Like a twine in a political rope, Ruto was to again join Uhuru, who he supported for the presidential election of 2013. The two, with Ruto as running-mate, were on the opposite side of the political divide with Raila.

They went on to defeat the ODM leader in both 2013 and 2017.

He and Uhuru became inseparable until Raila came knocking on the President’s door on March 8, 2018, and the two shook hands.

With that, the situation rapidly changed and Ruto found himself increasingly isolated. Ruto has, however, openly demonstrated his readiness to resist attempts to silence or coerce him or change from his seeming circumlocutions route to the House on the Hill.

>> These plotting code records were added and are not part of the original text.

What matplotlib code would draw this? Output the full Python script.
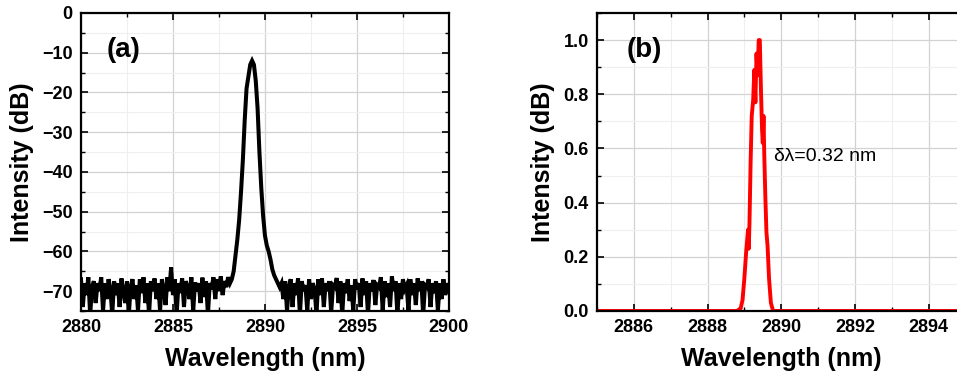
import numpy as np
import matplotlib
matplotlib.use("Agg")
import matplotlib.pyplot as plt
from matplotlib.ticker import MultipleLocator

plt.rcParams['font.family'] = ['Liberation Sans', 'DejaVu Sans']

# panel (a): log spectrum, noise floor left of peak, the peak, noise floor right
left_noise = [
    -67, -74, -68, -71, -66.5, -76, -69, -67.5, -73, -68,
    -70, -66.5, -75, -68, -72, -67, -69.5, -76, -67.5, -71,
    -68, -74, -66.8, -70, -73, -67.5, -76, -69, -67, -72,
    -68.5, -75, -67, -70.5, -66.5, -73, -68, -76, -67.5, -70,
    -66.8, -72, -68, -75, -67, -69.5, -73.5, -66.5, -70, -64,
    -71, -67, -76, -68, -70.5, -66.8, -74, -67.5, -69, -72,
    -66.5, -75, -67.8, -70, -68, -73, -66.6, -71.5, -67.5, -76,
    -68, -69.5, -66.5, -72, -67, -70, -66.3, -71, -67.5, -69,
    -66.5, -68, -67,
]
peak_x = [2888.3, 2888.4, 2888.5, 2888.6, 2888.7, 2888.8, 2888.9, 2889.0, 2889.1,
          2889.2, 2889.3, 2889.4, 2889.5, 2889.6, 2889.7, 2889.8, 2889.9, 2890.0,
          2890.1, 2890.2, 2890.3, 2890.4, 2890.5, 2890.6, 2890.7, 2890.8]
peak_y = [-65, -61, -57, -52, -45, -37, -27, -19, -16, -13, -12, -13, -17, -24,
          -35, -44, -51, -56, -58.5, -60, -62, -64.5, -66, -67, -68, -69]
right_noise = [
    -68, -72, -67.5, -75, -69, -67, -74, -68, -71, -66.8,
    -76, -67.5, -70, -68.5, -75, -67, -72, -68, -69.5, -76,
    -67, -71, -66.8, -74, -68, -70, -67.5, -75.5, -68.5, -69,
    -66.7, -73, -67.5, -76, -68, -70.5, -67, -72.5, -68.5, -75,
    -67, -69.5, -68, -74, -66.8, -71, -67.5, -76, -68, -70,
    -67.2, -73.5, -68.5, -69, -66.5, -75, -67.5, -71.5, -68, -74,
    -66.3, -70, -67.5, -76, -68, -72, -67, -69.5, -68.5, -75,
    -67, -71, -68, -73.5, -66.8, -70, -67.5, -76, -68.5, -69,
    -67, -74, -68, -70.5, -67.5, -75, -68, -72, -67, -71, -68, -70,
]

# panel (b): normalised linear spectrum
b_x = [2885, 2888.8, 2888.9, 2888.95, 2889.0, 2889.05, 2889.1, 2889.12, 2889.14,
       2889.17, 2889.2, 2889.24, 2889.27, 2889.3, 2889.33, 2889.36, 2889.39,
       2889.42, 2889.45, 2889.48, 2889.5, 2889.52, 2889.54, 2889.57, 2889.6,
       2889.63, 2889.67, 2889.72, 2889.78, 2895]
b_y = [0, 0, 0.01, 0.04, 0.12, 0.22, 0.3, 0.23, 0.33, 0.55, 0.72, 0.78, 0.89,
       0.77, 0.95, 0.87, 1.0, 1.0, 0.82, 0.67, 0.62, 0.72, 0.58, 0.42, 0.29,
       0.24, 0.12, 0.03, 0, 0]

a_x = np.concatenate([np.linspace(2880, 2888.2, len(left_noise)), peak_x,
                      np.linspace(2890.9, 2900, len(right_noise))])
a_y = np.concatenate([left_noise, peak_y, right_noise])


def style_axes(ax):
    ax.tick_params(which='both', direction='in', top=True, right=True)
    ax.tick_params(which='major', length=5, width=1.2, labelsize=13, pad=6)
    ax.tick_params(which='minor', length=3, width=1)
    for lab in ax.get_xticklabels() + ax.get_yticklabels():
        lab.set_fontweight('bold')
    for s in ax.spines.values():
        s.set_linewidth(1.6)
    ax.grid(which='major', color='#d2d2d2', linewidth=0.9)
    ax.grid(which='minor', color='#efefef', linewidth=0.8)
    ax.set_axisbelow(True)
    ax.set_xlabel('Wavelength (nm)', fontsize=18, fontweight='bold', labelpad=8)
    ax.set_ylabel('Intensity (dB)', fontsize=18, fontweight='bold', labelpad=6)


fig = plt.figure(figsize=(9.57, 3.75), dpi=100)

ax1 = fig.add_axes([0.0846, 0.1707, 0.3845, 0.7947])
ax1.plot(a_x, a_y, color='black', linewidth=2.9, solid_joinstyle='miter')
ax1.set_xlim(2880, 2900)
ax1.set_ylim(-75, 0)
ax1.xaxis.set_major_locator(MultipleLocator(5))
ax1.xaxis.set_minor_locator(MultipleLocator(2.5))
ax1.yaxis.set_major_locator(MultipleLocator(10))
ax1.yaxis.set_minor_locator(MultipleLocator(5))
style_axes(ax1)
ax1.text(0.07, 0.875, '(a)', transform=ax1.transAxes, fontsize=20,
         fontweight='bold', va='center')

ax2 = fig.add_axes([0.6238, 0.1707, 0.385, 0.7947])
ax2.plot(b_x, b_y, color='#ff0000', linewidth=2.8)
ax2.set_xlim(2885, 2895)
ax2.set_ylim(0, 1.1)
ax2.xaxis.set_major_locator(MultipleLocator(2))
ax2.xaxis.set_minor_locator(MultipleLocator(1))
ax2.yaxis.set_major_locator(MultipleLocator(0.2))
ax2.yaxis.set_minor_locator(MultipleLocator(0.1))
ax2.yaxis.set_major_formatter(matplotlib.ticker.FormatStrFormatter('%.1f'))
style_axes(ax2)
ax2.text(0.08, 0.875, '(b)', transform=ax2.transAxes, fontsize=20,
         fontweight='bold', va='center')
ax2.text(2889.8, 0.57, 'δλ=0.32 nm', fontsize=14, va='center')

fig.savefig('out.png', dpi=100)
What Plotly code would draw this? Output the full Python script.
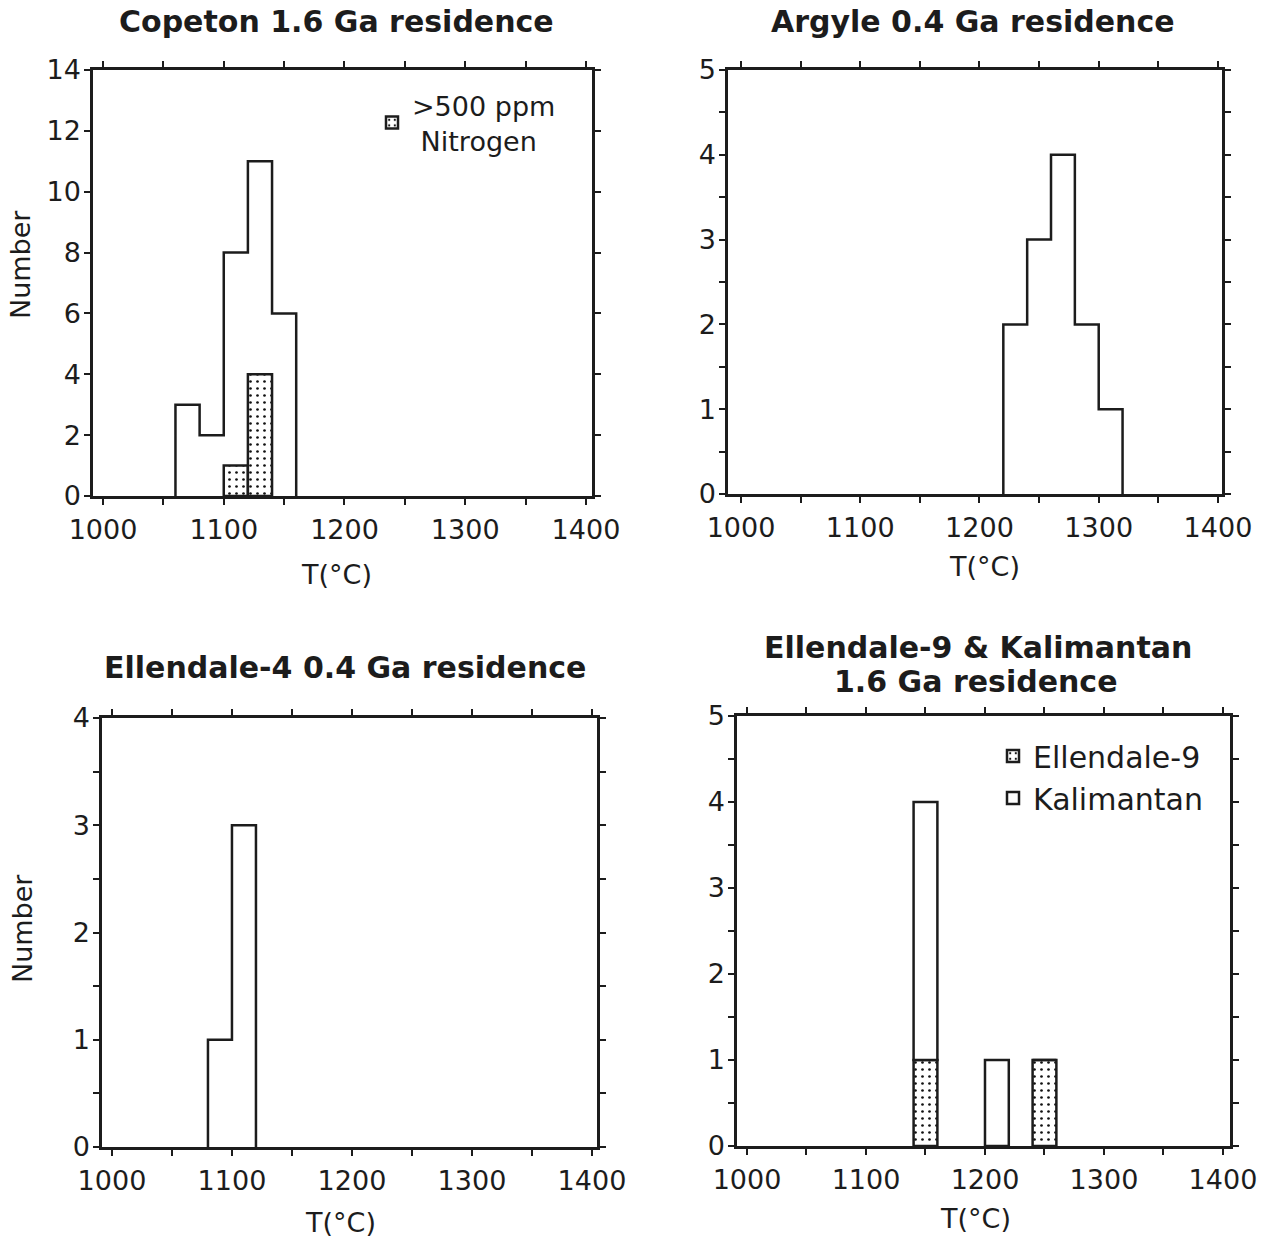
import plotly.graph_objects as go

# ---------------------------------------------------------------------------
# Histogram data: temperature bins (left edge, degC) and counts per bin
# ---------------------------------------------------------------------------
BIN_WIDTH = 20

copeton_bins = [1060, 1080, 1100, 1120, 1140]
copeton_counts = [3, 2, 8, 11, 6]
copeton_n_bins = [1100, 1120]          # >500 ppm nitrogen subset
copeton_n_counts = [1, 4]

argyle_bins = [1220, 1240, 1260, 1280, 1300]
argyle_counts = [2, 3, 4, 2, 1]

ell4_bins = [1080, 1100]
ell4_counts = [1, 3]

ek_bins = [1140, 1200, 1240]
ell9_counts = [1, 0, 1]
kal_counts = [3, 1, 0]

panel_titles = [
    ["Copeton 1.6 Ga residence"],
    ["Argyle 0.4 Ga residence"],
    ["Ellendale-4 0.4 Ga residence"],
    ["Ellendale-9 & Kalimantan", "1.6 Ga residence"],
]
x_title = "T(°C)"
y_title = "Number"
x_ticks = [1000, 1100, 1200, 1300, 1400]

# ---------------------------------------------------------------------------
# Layout geometry (pixels)
# ---------------------------------------------------------------------------
W, H = 1270, 1237
FONT = "DejaVu Sans"
INK = "#1c1c1c"

# (left, right, top, bottom) of each plot box in pixels, plus x and y ranges
boxes = [
    (93, 592, 70, 496, [991.7, 1405.0], [0, 14]),
    (728, 1222, 70, 494, [989.1, 1403.4], [0, 5]),
    (102, 597, 718, 1147, [991.7, 1404.2], [0, 4]),
    (737, 1230, 716, 1146, [991.6, 1405.9], [0, 5]),
]


def px_x(v):
    return v / W


def px_y(v):
    return 1 - v / H


def step_outline(bins, counts):
    """Outline of a histogram as a step path from bin edges and counts."""
    edges = list(bins) + [bins[-1] + BIN_WIDTH]
    xs = [edges[0]] + edges[:-1] + [edges[-1]]
    ys = [0] + list(counts) + [0]
    return xs, ys


def centers(bins):
    return [b + BIN_WIDTH / 2 for b in bins]


stipple = dict(shape=".", fgcolor="#111111", bgcolor="white",
               size=7, solidity=0.12, fillmode="replace")

fig = go.Figure()

# --- Copeton ---------------------------------------------------------------
fig.add_trace(go.Bar(
    x=centers(copeton_n_bins), y=copeton_n_counts, width=BIN_WIDTH,
    marker=dict(color="white", pattern=stipple,
                line=dict(color=INK, width=2.5)),
    name=">500 ppm<br> Nitrogen", legend="legend",
    xaxis="x", yaxis="y",
))
xs, ys = step_outline(copeton_bins, copeton_counts)
fig.add_trace(go.Scatter(
    x=xs, y=ys, mode="lines", line=dict(color=INK, width=2.5, shape="hv"),
    showlegend=False, xaxis="x", yaxis="y",
))

# --- Argyle ----------------------------------------------------------------
xs, ys = step_outline(argyle_bins, argyle_counts)
fig.add_trace(go.Scatter(
    x=xs, y=ys, mode="lines", line=dict(color=INK, width=2.5, shape="hv"),
    showlegend=False, xaxis="x2", yaxis="y2",
))

# --- Ellendale-4 -----------------------------------------------------------
xs, ys = step_outline(ell4_bins, ell4_counts)
fig.add_trace(go.Scatter(
    x=xs, y=ys, mode="lines", line=dict(color=INK, width=2.5, shape="hv"),
    showlegend=False, xaxis="x3", yaxis="y3",
))

# --- Ellendale-9 & Kalimantan (stacked) ------------------------------------
fig.add_trace(go.Bar(
    x=centers(ek_bins), y=ell9_counts, width=BIN_WIDTH,
    marker=dict(color="white", pattern=stipple,
                line=dict(color=INK, width=2.5)),
    name="Ellendale-9", legend="legend2",
    xaxis="x4", yaxis="y4",
))
fig.add_trace(go.Bar(
    x=centers(ek_bins), y=kal_counts, base=ell9_counts, width=BIN_WIDTH,
    marker=dict(color="white", line=dict(color=INK, width=2.5)),
    name="Kalimantan", legend="legend2",
    xaxis="x4", yaxis="y4",
))

# ---------------------------------------------------------------------------
# Axes
# ---------------------------------------------------------------------------
tick_font = dict(family=FONT, size=27, color=INK)
layout_axes = {}
for i, (l, r, t, b, xr, yr) in enumerate(boxes, start=1):
    sx = "" if i == 1 else str(i)
    common = dict(
        showline=True, linecolor=INK, linewidth=2.5, mirror="ticks",
        ticks="outside", ticklen=6, tickwidth=2, tickcolor=INK,
        showgrid=False, zeroline=False, tickfont=tick_font,
        fixedrange=True, automargin=False,
    )
    layout_axes["xaxis" + sx] = dict(
        common, domain=[px_x(l), px_x(r)], range=xr,
        anchor="y" + sx, tickmode="array", tickvals=x_ticks,
        minor=dict(dtick=50, tick0=1000, ticks="outside", ticklen=6,
                   tickwidth=2, tickcolor=INK),
        ticklabelstandoff=2,
    )
    ydef = dict(
        common, domain=[px_y(b), px_y(t)], range=yr,
        anchor="x" + sx, ticklabelstandoff=-2,
    )
    if i == 1:
        ydef.update(dtick=2, tick0=0)
    else:
        ydef.update(dtick=1, tick0=0,
                    minor=dict(dtick=0.5, ticks="outside", ticklen=6,
                               tickwidth=2, tickcolor=INK))
    layout_axes["yaxis" + sx] = ydef

# ---------------------------------------------------------------------------
# Titles and axis labels
# ---------------------------------------------------------------------------
title_font = dict(family=FONT, size=30, color=INK)
label_font = dict(family=FONT, size=27, color=INK)
annotations = []
# centre of each title line, per panel
title_pos = [[(336, 21)], [(973, 21)], [(345, 667)],
             [(978, 647), (976, 681)]]
for lines, positions in zip(panel_titles, title_pos):
    for text, (cx, cy) in zip(lines, positions):
        annotations.append(dict(
            text="<b>" + text + "</b>",
            x=px_x(cx), y=px_y(cy), xref="paper", yref="paper",
            xanchor="center", yanchor="middle", showarrow=False,
            font=title_font,
        ))
for cx, cy in [(336, 574), (984, 567), (340, 1222), (975, 1218)]:
    annotations.append(dict(
        text=x_title, x=px_x(cx), y=px_y(cy), xref="paper", yref="paper",
        xanchor="center", yanchor="middle", showarrow=False, font=label_font,
    ))
for cx, cy in [(20, 265), (22, 929)]:
    annotations.append(dict(
        text=y_title, x=px_x(cx), y=px_y(cy), xref="paper", yref="paper",
        xanchor="center", yanchor="middle", showarrow=False, textangle=-90,
        font=label_font,
    ))

fig.update_layout(
    width=W, height=H,
    margin=dict(l=0, r=0, t=0, b=0, pad=0, autoexpand=False),
    paper_bgcolor="white", plot_bgcolor="white",
    barmode="overlay",
    showlegend=True,
    legend=dict(x=px_x(372), y=px_y(81), xanchor="left", yanchor="top",
                bgcolor="rgba(0,0,0,0)",
                font=dict(family=FONT, size=27, color=INK),
                itemclick=False, itemdoubleclick=False),
    legend2=dict(x=px_x(993), y=px_y(730), xanchor="left", yanchor="top",
                 bgcolor="rgba(0,0,0,0)",
                 font=dict(family=FONT, size=30, color=INK),
                 traceorder="normal",
                 itemclick=False, itemdoubleclick=False),
    annotations=annotations,
    **layout_axes,
)

fig.write_html("out.html")
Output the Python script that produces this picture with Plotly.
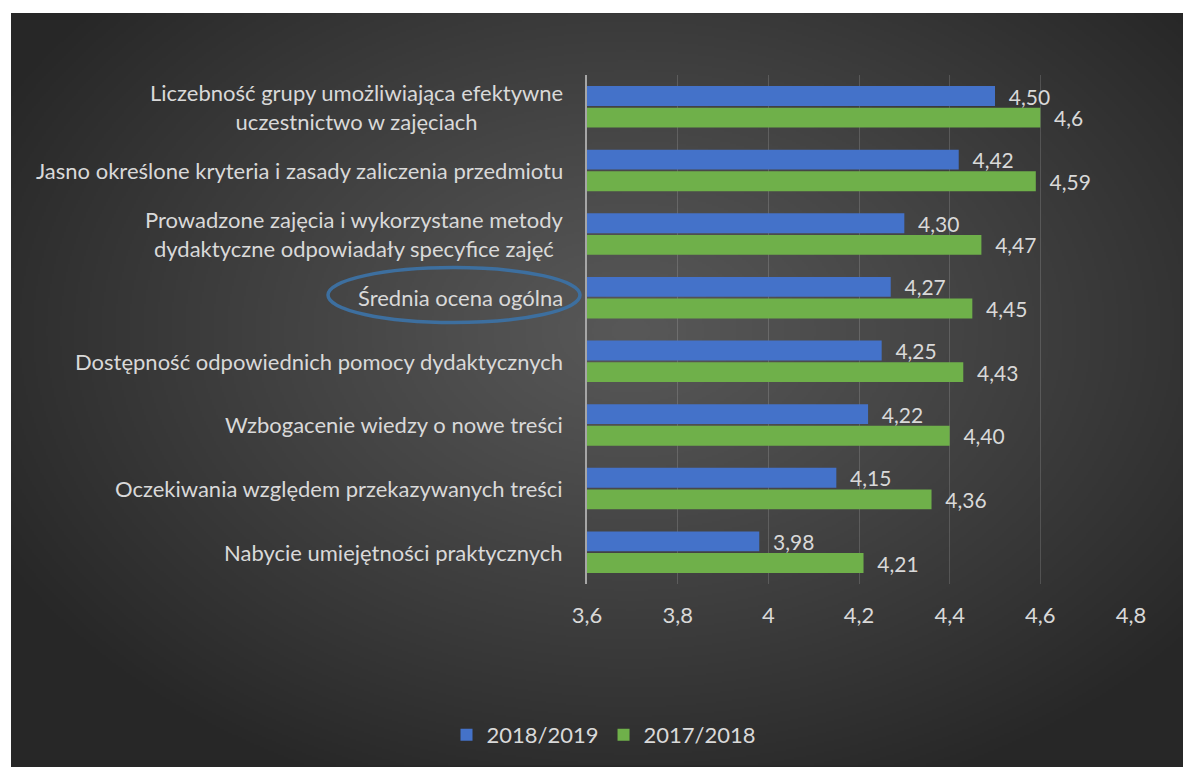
import base64
import struct
import zlib

import numpy as np
import plotly.graph_objects as go

# ---------------- data ----------------
categories = [
    "Liczebność grupy umożliwiająca efektywne<br>uczestnictwo w zajęciach",
    "Jasno określone kryteria i zasady zaliczenia przedmiotu",
    "Prowadzone zajęcia i wykorzystane metody<br>dydaktyczne odpowiadały specyfice zajęć",
    "Średnia ocena ogólna",
    "Dostępność odpowiednich pomocy dydaktycznych",
    "Wzbogacenie wiedzy o nowe treści",
    "Oczekiwania względem przekazywanych treści",
    "Nabycie umiejętności praktycznych",
]
series_names = ["2018/2019", "2017/2018"]
values_2018_2019 = [4.50, 4.42, 4.30, 4.27, 4.25, 4.22, 4.15, 3.98]
values_2017_2018 = [4.60, 4.59, 4.47, 4.45, 4.43, 4.40, 4.36, 4.21]
labels_2018_2019 = ["4,50", "4,42", "4,30", "4,27", "4,25", "4,22", "4,15", "3,98"]
labels_2017_2018 = ["4,6", "4,59", "4,47", "4,45", "4,43", "4,40", "4,36", "4,21"]
tick_values = [3.6, 3.8, 4.0, 4.2, 4.4, 4.6, 4.8]
tick_labels = ["3,6", "3,8", "4", "4,2", "4,4", "4,6", "4,8"]

# ---------------- style ----------------
W, H = 1183, 767
L, T = 587, 75
R = W - 1131
B = H - 585
PW, PH = W - L - R, H - T - B
FONT = "Lato, 'Open Sans', sans-serif"
FS = 22
TXT = "#d9d9d9"
BLUE = "#4472c9"
GREEN = "#6fb04a"
EDGE = "#272727"


def px_to_paper_x(px):
    return (px - L) / PW


def px_to_paper_y(py):
    return (H - B - py) / PH


# radial gradient background as a PNG data URI
def gradient_png(w, h):
    ys, xs = np.mgrid[0:h, 0:w].astype(float)
    X = 11 + xs * (1172 / w)
    Y = 13 + ys * (754 / h)
    d = np.sqrt(((X - 630) / 720) ** 2 + ((Y - 330) / 500) ** 2)
    d = np.clip(d, 0, 1)
    v = 88 - (88 - 39) * d ** 1.1
    v = v.astype(np.uint8)
    arr = np.stack([v, v, v], axis=-1)
    raw = b"".join(b"\x00" + arr[r].tobytes() for r in range(h))

    def chunk(tag, data):
        c = struct.pack(">I", len(data)) + tag + data
        return c + struct.pack(">I", zlib.crc32(tag + data) & 0xFFFFFFFF)

    png = b"\x89PNG\r\n\x1a\n"
    png += chunk(b"IHDR", struct.pack(">IIBBBBB", w, h, 8, 2, 0, 0, 0))
    png += chunk(b"IDAT", zlib.compress(raw, 9))
    png += chunk(b"IEND", b"")
    return "data:image/png;base64," + base64.b64encode(png).decode()


bg = gradient_png(586, 377)

fig = go.Figure()
for vals, labs, name, col in [
    (values_2018_2019, labels_2018_2019, series_names[0], BLUE),
    (values_2017_2018, labels_2017_2018, series_names[1], GREEN),
]:
    fig.add_trace(go.Bar(
        y=categories, x=vals, orientation="h", name=name,
        marker=dict(color=col, line=dict(width=0)),
        text=["\u00a0\u00a0" + t for t in labs], textposition="outside",
        constraintext="none",
        textfont=dict(family=FONT, size=21, color=TXT), cliponaxis=False,
    ))

annotations = []
for c in categories:
    annotations.append(dict(
        x=0, xref="paper", y=c, yref="y", xanchor="right", yanchor="middle",
        xshift=-22, text=c, showarrow=False, align="center",
        font=dict(family=FONT, size=FS, color=TXT),
    ))

white_border = [
    dict(type="rect", xref="paper", yref="paper", layer="above",
         x0=px_to_paper_x(-5), x1=px_to_paper_x(W + 5),
         y0=px_to_paper_y(13), y1=px_to_paper_y(-5),
         fillcolor="white", line=dict(width=0)),
    dict(type="rect", xref="paper", yref="paper", layer="above",
         x0=px_to_paper_x(-5), x1=px_to_paper_x(11),
         y0=px_to_paper_y(H + 5), y1=px_to_paper_y(-5),
         fillcolor="white", line=dict(width=0)),
]

fig.update_layout(
    width=W, height=H,
    margin=dict(l=L, r=R, t=T, b=B, pad=0),
    paper_bgcolor=EDGE, plot_bgcolor="rgba(0,0,0,0)",
    barmode="group", bargap=0.32, bargroupgap=0.08,
    font=dict(family=FONT, size=FS, color=TXT),
    xaxis=dict(
        range=[3.6, 4.8], tickvals=tick_values, ticktext=tick_labels,
        showgrid=True, gridcolor="rgba(255,255,255,0.15)", gridwidth=1,
        zeroline=False, showline=False, ticks="",
        tickfont=dict(family=FONT, size=FS, color=TXT), ticklabelstandoff=16,
    ),
    yaxis=dict(
        type="category", autorange="reversed", showticklabels=False,
        showgrid=False, zeroline=False, showline=True,
        linecolor="#a6a6a6", linewidth=2, ticks="",
    ),
    legend=dict(
        orientation="h", x=px_to_paper_x(604), xanchor="center",
        y=px_to_paper_y(735), yanchor="middle",
        font=dict(family=FONT, size=FS, color=TXT), bgcolor="rgba(0,0,0,0)",
        itemwidth=30,
    ),
    annotations=annotations,
    images=[dict(
        source=bg, xref="paper", yref="paper",
        x=px_to_paper_x(11), y=px_to_paper_y(13),
        sizex=1172 / PW, sizey=754 / PH, sizing="stretch",
        xanchor="left", yanchor="top", layer="below",
    )],
    shapes=[dict(
        type="circle", xref="paper", yref="paper",
        x0=px_to_paper_x(328), x1=px_to_paper_x(580),
        y0=px_to_paper_y(323), y1=px_to_paper_y(268),
        line=dict(color="#3d6f9f", width=3.5), fillcolor="rgba(0,0,0,0)",
    )] + white_border,
)

fig.write_html(
    "out.html",
    config={"displayModeBar": False},
    post_script=(
        "document.documentElement.style.overflow='hidden';"
        "document.documentElement.style.background='" + EDGE + "';"
        "document.body.style.margin='0';"
        "document.body.style.overflow='hidden';"
        "document.body.style.background='" + EDGE + "';"
    ),
)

The former MP has unfurled himself as a new breed of politician. Invariably viewed as intelligent and eloquent, cheeky, humorous, abrasive and cantankerous, if not disrespectful, headstrong and arrogant, Ruto’s bravado-riddled, stoking-the-hornet’s-nest style of politics has, in the swish and swash of time, earned him both friend and foe in equal portions.

Constitutional protection

Records show that not since the fallout pitting the Founding Fathers of the nation, Jomo Kenyatta (Uhuru’s father) and Jaramogi Oginga Odinga (Raila’s father) has a rift between a president and his deputy been so loudly pronounced as has been the case between Uhuru and Ruto.

Unlike all his predecessors, Ruto’s position as Deputy President is protected by the Constitution, which means he could not have been dropped. Before the promulgation of the current Constitution in 2010, the President had the luxury of appointing and sacking a deputy at will.

Today, a presidential candidate and their running-mate constitutionally go as a joint ticket. Thus, once in office, a deputy president cannot be fired by his or her boss even if they were to differ on policy, principle, sabotage or personal level. They can only be removed through resignation, death, sickness or impeachment.

A president and his deputy come as a package, whether they enjoy a warm or endure an icy relationship. That is the precarious situation Uhuru and Ruto have found themselves in since 2018. 

Now, the tenure of their ticket is coming to an end and a new page is set to open once the electoral commission declares a winner of yesterday’s presidential election.